PROVIDED INFORMATION:
□ □ □ □ □ □ □

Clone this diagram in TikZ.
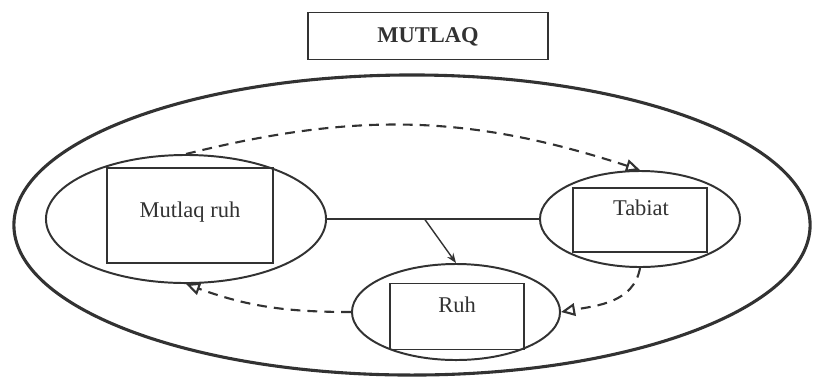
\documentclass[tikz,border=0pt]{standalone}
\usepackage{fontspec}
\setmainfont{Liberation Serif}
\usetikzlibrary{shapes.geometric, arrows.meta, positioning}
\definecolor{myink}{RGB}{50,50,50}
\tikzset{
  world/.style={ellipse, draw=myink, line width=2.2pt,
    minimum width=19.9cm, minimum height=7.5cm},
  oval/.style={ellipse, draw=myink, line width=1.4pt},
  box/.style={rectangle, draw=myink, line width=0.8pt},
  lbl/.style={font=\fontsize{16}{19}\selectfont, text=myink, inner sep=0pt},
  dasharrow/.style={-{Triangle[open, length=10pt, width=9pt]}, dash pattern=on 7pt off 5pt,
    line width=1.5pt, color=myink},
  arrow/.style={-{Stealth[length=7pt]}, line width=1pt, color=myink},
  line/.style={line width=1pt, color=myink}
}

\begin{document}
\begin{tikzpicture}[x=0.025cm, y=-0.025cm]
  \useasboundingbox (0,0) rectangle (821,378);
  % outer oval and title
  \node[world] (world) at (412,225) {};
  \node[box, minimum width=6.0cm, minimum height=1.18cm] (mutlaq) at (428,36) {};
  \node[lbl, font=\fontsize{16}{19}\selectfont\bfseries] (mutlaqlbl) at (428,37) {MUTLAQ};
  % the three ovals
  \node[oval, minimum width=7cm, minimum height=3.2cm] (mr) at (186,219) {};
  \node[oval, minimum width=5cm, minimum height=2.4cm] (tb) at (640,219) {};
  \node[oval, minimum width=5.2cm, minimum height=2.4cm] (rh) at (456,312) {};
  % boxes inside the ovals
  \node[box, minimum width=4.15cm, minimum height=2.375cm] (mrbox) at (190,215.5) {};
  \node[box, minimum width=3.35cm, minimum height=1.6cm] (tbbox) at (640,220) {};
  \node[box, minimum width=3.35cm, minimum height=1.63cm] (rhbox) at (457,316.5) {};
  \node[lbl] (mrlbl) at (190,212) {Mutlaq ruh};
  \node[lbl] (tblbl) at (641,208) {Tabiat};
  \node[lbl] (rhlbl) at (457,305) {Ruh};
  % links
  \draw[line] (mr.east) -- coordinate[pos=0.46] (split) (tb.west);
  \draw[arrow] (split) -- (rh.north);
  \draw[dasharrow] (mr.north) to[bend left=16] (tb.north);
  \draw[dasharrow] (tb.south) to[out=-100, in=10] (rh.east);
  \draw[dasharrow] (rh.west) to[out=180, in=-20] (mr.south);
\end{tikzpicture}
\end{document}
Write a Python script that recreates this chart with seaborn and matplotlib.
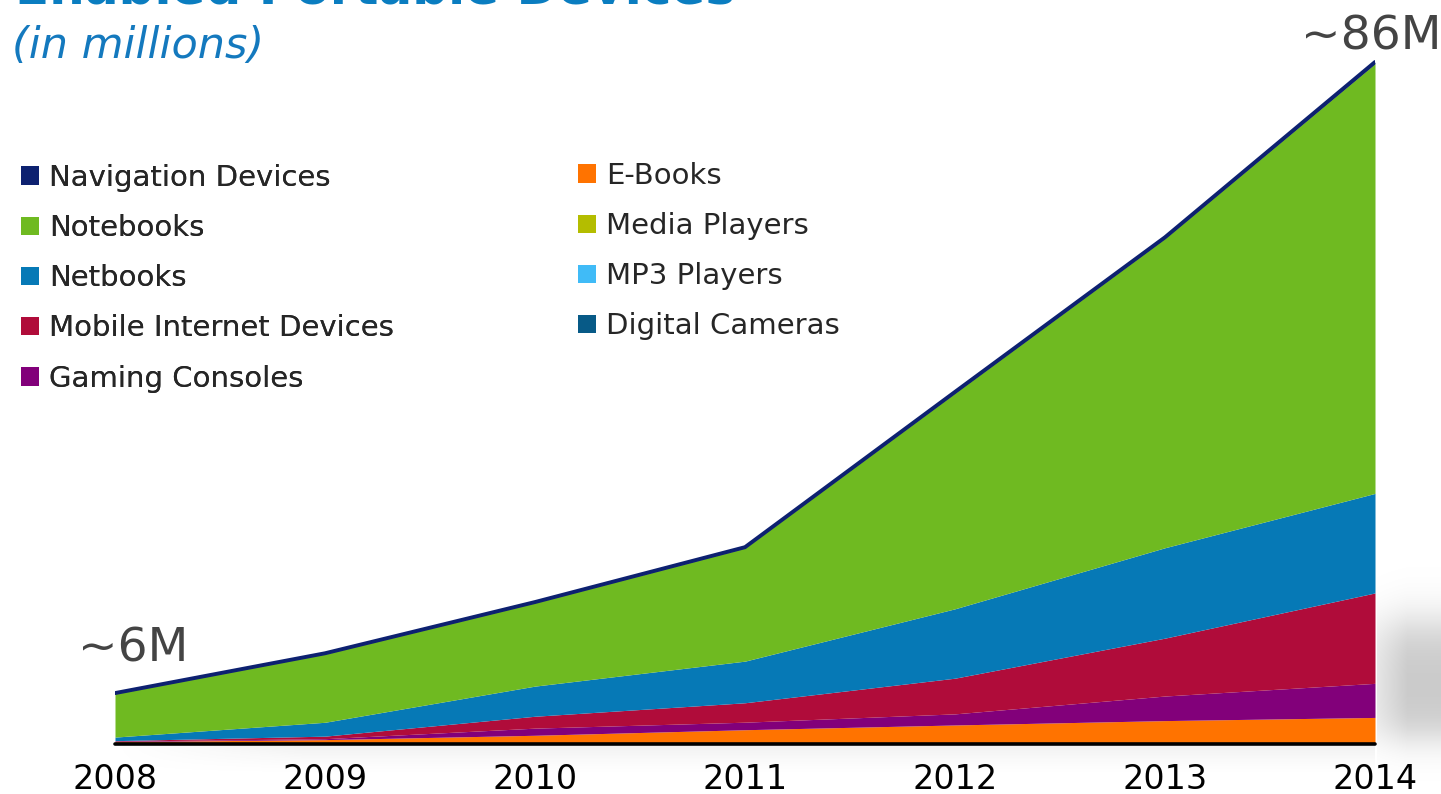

□ □ □ □ □ □ □

Transcribe all of the records above character for character. Exclude the pictures.

ANSWER TO THIS TASK:
Clone this diagram in TikZ.
\documentclass[tikz,border=0pt]{standalone}
\usepackage{fontspec}
\setmainfont{Liberation Serif}
\usetikzlibrary{shapes.geometric, arrows.meta, positioning}
\definecolor{myink}{RGB}{50,50,50}
\tikzset{
  world/.style={ellipse, draw=myink, line width=2.2pt,
    minimum width=19.9cm, minimum height=7.5cm},
  oval/.style={ellipse, draw=myink, line width=1.4pt},
  box/.style={rectangle, draw=myink, line width=0.8pt},
  lbl/.style={font=\fontsize{16}{19}\selectfont, text=myink, inner sep=0pt},
  dasharrow/.style={-{Triangle[open, length=10pt, width=9pt]}, dash pattern=on 7pt off 5pt,
    line width=1.5pt, color=myink},
  arrow/.style={-{Stealth[length=7pt]}, line width=1pt, color=myink},
  line/.style={line width=1pt, color=myink}
}

\begin{document}
\begin{tikzpicture}[x=0.025cm, y=-0.025cm]
  \useasboundingbox (0,0) rectangle (821,378);
  % outer oval and title
  \node[world] (world) at (412,225) {};
  \node[box, minimum width=6.0cm, minimum height=1.18cm] (mutlaq) at (428,36) {};
  \node[lbl, font=\fontsize{16}{19}\selectfont\bfseries] (mutlaqlbl) at (428,37) {MUTLAQ};
  % the three ovals
  \node[oval, minimum width=7cm, minimum height=3.2cm] (mr) at (186,219) {};
  \node[oval, minimum width=5cm, minimum height=2.4cm] (tb) at (640,219) {};
  \node[oval, minimum width=5.2cm, minimum height=2.4cm] (rh) at (456,312) {};
  % boxes inside the ovals
  \node[box, minimum width=4.15cm, minimum height=2.375cm] (mrbox) at (190,215.5) {};
  \node[box, minimum width=3.35cm, minimum height=1.6cm] (tbbox) at (640,220) {};
  \node[box, minimum width=3.35cm, minimum height=1.63cm] (rhbox) at (457,316.5) {};
  \node[lbl] (mrlbl) at (190,212) {Mutlaq ruh};
  \node[lbl] (tblbl) at (641,208) {Tabiat};
  \node[lbl] (rhlbl) at (457,305) {Ruh};
  % links
  \draw[line] (mr.east) -- coordinate[pos=0.46] (split) (tb.west);
  \draw[arrow] (split) -- (rh.north);
  \draw[dasharrow] (mr.north) to[bend left=16] (tb.north);
  \draw[dasharrow] (tb.south) to[out=-100, in=10] (rh.east);
  \draw[dasharrow] (rh.west) to[out=180, in=-20] (mr.south);
\end{tikzpicture}
\end{document}
Write a Python script that recreates this chart with seaborn and matplotlib.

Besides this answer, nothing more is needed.